Errors are logged to the `comments` fields.

The `massStoreRun()` API handler will continue to work as previously,
and block while waiting for the background task to terminate.
In case of an error, it synchronously reports a `RequestFailed` exception,
passing the `comments` field (into which the background process had
written the exception details) to the client.

Due to the inability for most of the exceptions previously caused in
`MassStoreRun` to "escape" as `RequestFailed`s, some parts of the API
had been deprecated and removed.
Namely, `ErrorCode.SOURCE_FILE` and `ErrorCode.REPORT_FORMAT` are no
longer sent over the API.
This does not break existing behaviour and does not cause an
incompatibility with clients: in cases where the request exceptions were
raised earlier, now a different type of exception is raised, but the
error message still precisely explains the problem as it did previously.

Even though commit d915473 introduced a
socket-level TCP keepalive support into the server's implementation,
this was observed multiple times to not be enough to
**deterministically** fix the issues with the `CodeChecker store` client
hanging indefinitely when the server takes a long time processing the
to-be-stored data.
The underlying reasons are not entirely clear and the issue only pops
up sporadically, but we did observe a few similar scenarios (such as
multi-million report storage from analysing LLVM and then storing
between datacentres) where it almost reliably reproduces.
The symptoms (even with a configure `kepalive`) generally include the
server not becoming notified about the client's disconnect, while the
client process is hung on a low-level system call `read(4, ...)`, trying
to get the Thrift response of `massStoreRun()` from the HTTP socket.
Even if the server finishes the storage processing "in time" and sent
the Thrift reply, it never reaches the client, which means it never
exits from the waiting, which means it keeps either the terminal or,
worse, a CI script occupied, blocking execution.

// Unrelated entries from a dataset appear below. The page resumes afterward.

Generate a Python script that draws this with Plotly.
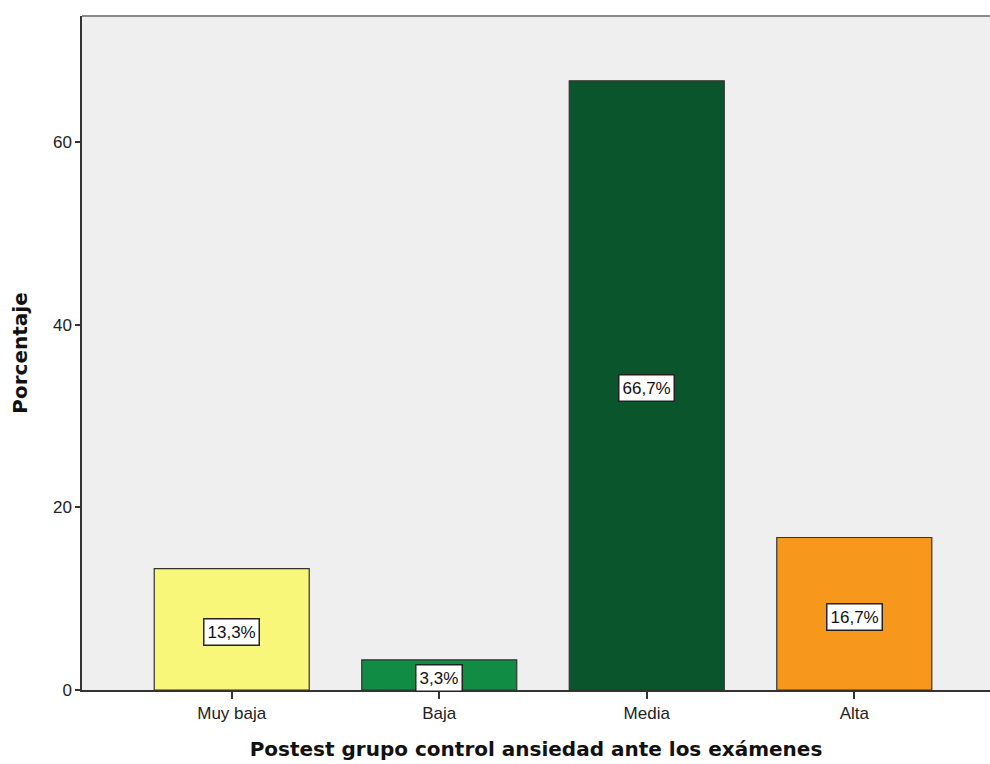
import plotly.graph_objects as go

# Frequency percentages per anxiety level
categories = ["Muy baja", "Baja", "Media", "Alta"]
percentages = [13.3, 3.3, 66.7, 16.7]
value_labels = ["13,3%", "3,3%", "66,7%", "16,7%"]
bar_colors = ["#F9F77A", "#108C44", "#0B552D", "#F7981D"]
y_ticks = [0, 20, 40, 60]

x_pos = list(range(len(categories)))

fig = go.Figure()
fig.add_trace(go.Bar(
    x=x_pos,
    y=percentages,
    width=0.747,
    marker=dict(color=bar_colors, line=dict(color="#333333", width=1.2)),
    hoverinfo="skip",
))

for xp, val, lab in zip(x_pos, percentages, value_labels):
    fig.add_annotation(
        x=xp, y=val / 2, text=lab, showarrow=False,
        yshift=-3,
        font=dict(family="Liberation Sans, Arial", size=17, color="#111111"),
        bgcolor="white", bordercolor="#222222", borderwidth=1.5, borderpad=3,
    )

# top frame line of the plot area
fig.add_shape(type="line", xref="paper", yref="paper", x0=0, x1=1, y0=1, y1=1,
              line=dict(color="#888888", width=2))

fig.update_layout(
    width=990, height=764,
    margin=dict(l=82, r=0, t=16, b=74),
    paper_bgcolor="white",
    plot_bgcolor="#EFEFEF",
    showlegend=False,
    font=dict(family="Liberation Sans, Arial", size=17, color="#222222"),
)
fig.update_xaxes(
    range=[-0.7215, 3.654],
    tickmode="array", tickvals=x_pos, ticktext=categories,
    ticks="outside", ticklen=7, tickwidth=1.5, tickcolor="#333333",
    showline=True, linecolor="#333333", linewidth=1.5,
    showgrid=False, zeroline=False,
    tickfont=dict(size=17, color="#222222"),
    title=dict(text="<b>Postest grupo control ansiedad ante los exámenes</b>",
               font=dict(family="DejaVu Sans", size=20, color="#111111"),
               standoff=20),
)
fig.update_yaxes(
    range=[0, 73.8],
    tickmode="array", tickvals=y_ticks,
    ticks="outside", ticklen=5, tickwidth=1.5, tickcolor="#333333",
    showline=True, linecolor="#333333", linewidth=1.5,
    showgrid=False, zeroline=False,
    tickfont=dict(size=17, color="#222222"),
    title=dict(text="<b>Porcentaje</b>",
               font=dict(family="DejaVu Sans", size=20, color="#111111"),
               standoff=20),
)

fig.write_html("out.html")
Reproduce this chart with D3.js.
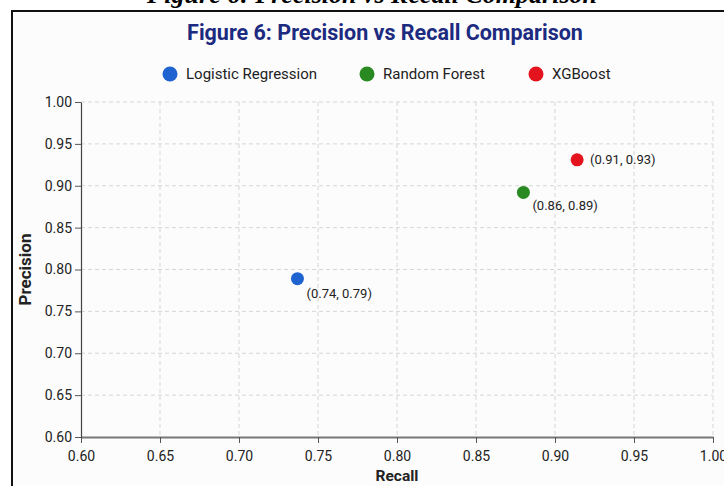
<!DOCTYPE html>
<html>
<head>
<meta charset="utf-8">
<script src="https://cdn.jsdelivr.net/npm/d3@7"></script>
<style>
  body { margin: 0; background: #fff; }
  svg { display: block; font-family: Roboto, "Liberation Sans", Arial, sans-serif; }
</style>
</head>
<body>
<div id="chart"></div>
<script>
// model results as plotted
const models = ["Logistic Regression", "Random Forest", "XGBoost"];
const recall = [0.737, 0.880, 0.914];
const precision = [0.789, 0.892, 0.931];
const pointLabels = ["(0.74, 0.79)", "(0.86, 0.89)", "(0.91, 0.93)"];
const colors = ["#1f63d0", "#2a8a22", "#e3141d"];
const xTicks = [0.60, 0.65, 0.70, 0.75, 0.80, 0.85, 0.90, 0.95, 1.00];
const yTicks = [0.60, 0.65, 0.70, 0.75, 0.80, 0.85, 0.90, 0.95, 1.00];

const width = 724, height = 486;
const margin = { top: 102, right: 11, bottom: 49, left: 81 };

const svg = d3.select("#chart").append("svg")
  .attr("width", width)
  .attr("height", height);

// caption above the frame (cut off at the top, as in the source scan)
svg.append("text")
  .attr("x", 372).attr("y", 3)
  .attr("text-anchor", "middle")
  .style("font-family", "'Liberation Serif', 'Times New Roman', serif")
  .style("font-style", "italic")
  .style("font-weight", "bold")
  .style("font-size", "26px")
  .text("Figure 6: Precision vs Recall Comparison");

// framed panel
svg.append("rect")
  .attr("x", 12).attr("y", 11)
  .attr("width", 760).attr("height", 520)
  .attr("fill", "#fcfcfc")
  .attr("stroke", "#111")
  .attr("stroke-width", 2);

svg.append("text")
  .attr("x", 385).attr("y", 40)
  .attr("text-anchor", "middle")
  .style("font-weight", "bold")
  .style("font-size", "21.5px")
  .attr("fill", "#1c2a80")
  .text("Figure 6: Precision vs Recall Comparison");

// legend
const legendX = [170, 367, 536];
const legend = svg.append("g").selectAll("g")
  .data(models)
  .join("g")
  .attr("transform", (d, i) => `translate(${legendX[i]},74)`);
legend.append("circle").attr("r", 7.5).attr("fill", (d, i) => colors[i]);
legend.append("text")
  .attr("x", 16).attr("dy", "0.35em")
  .style("font-size", "15px")
  .attr("fill", "#222")
  .text(d => d);

const x = d3.scaleLinear().domain([0.6, 1.0]).range([margin.left, width - margin.right]);
const y = d3.scaleLinear().domain([0.6, 1.0]).range([height - margin.bottom, margin.top]);

// grid
const grid = svg.append("g").attr("stroke", "#d6d6d6").attr("stroke-dasharray", "4,3");
grid.selectAll(".gx").data(xTicks.slice(1))
  .join("line")
  .attr("x1", d => x(d)).attr("x2", d => x(d))
  .attr("y1", y(1.0)).attr("y2", y(0.6));
grid.selectAll(".gy").data(yTicks.slice(1))
  .join("line")
  .attr("x1", x(0.6)).attr("x2", x(1.0))
  .attr("y1", d => y(d)).attr("y2", d => y(d));

// axes
const xAxis = svg.append("g")
  .attr("transform", `translate(0,${y(0.6)})`)
  .call(d3.axisBottom(x).tickValues(xTicks).tickFormat(d3.format(".2f")).tickSize(6).tickSizeOuter(0));
const yAxis = svg.append("g")
  .attr("transform", `translate(${x(0.6)},0)`)
  .call(d3.axisLeft(y).tickValues(yTicks).tickFormat(d3.format(".2f")).tickSize(6).tickSizeOuter(0));

[xAxis, yAxis].forEach(a => {
  a.selectAll("text")
    .style("font-family", "Roboto, 'Liberation Sans', sans-serif")
    .style("font-size", "14px")
    .attr("fill", "#222");
  a.selectAll("line").attr("stroke", "#555");
});
xAxis.select(".domain").attr("stroke", "#777").attr("stroke-width", 2);
yAxis.select(".domain").attr("stroke", "#444").attr("stroke-width", 1.2);
xAxis.selectAll("text").attr("dy", "1.05em");

svg.append("text")
  .attr("x", x(0.8)).attr("y", 481)
  .attr("text-anchor", "middle")
  .style("font-weight", "bold")
  .style("font-size", "15.5px")
  .attr("fill", "#222")
  .text("Recall");

svg.append("text")
  .attr("transform", `translate(31,${y(0.8)}) rotate(-90)`)
  .attr("text-anchor", "middle")
  .style("font-weight", "bold")
  .style("font-size", "17px")
  .attr("fill", "#222")
  .text("Precision");

// points
const pts = svg.append("g").selectAll("g")
  .data(models)
  .join("g");
pts.append("circle")
  .attr("cx", (d, i) => x(recall[i]))
  .attr("cy", (d, i) => y(precision[i]))
  .attr("r", 6.5)
  .attr("fill", (d, i) => colors[i]);

// label offsets: red beside the dot, others below-right
const labelDx = [9, 9, 13];
const labelDy = [15, 13, 0];
pts.append("text")
  .attr("x", (d, i) => x(recall[i]) + labelDx[i])
  .attr("y", (d, i) => y(precision[i]) + labelDy[i])
  .attr("dy", "0.35em")
  .style("font-size", "13px")
  .attr("fill", "#222")
  .text((d, i) => pointLabels[i]);
</script>
</body>
</html>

This is the "more proper solution" foreshadowed in
commit 15af7d8.

Implemented the server-side logic to spawn a `MassStoreRun` task and
return its token, giving the `massStoreRunAsynchronous()` API call full
force.

Implemented the client-side logic to use the new `task_client` module
and the same logic as
`CodeChecker cmd serverside-tasks --await --token TOKEN...`
to poll the server for the task's completion and status.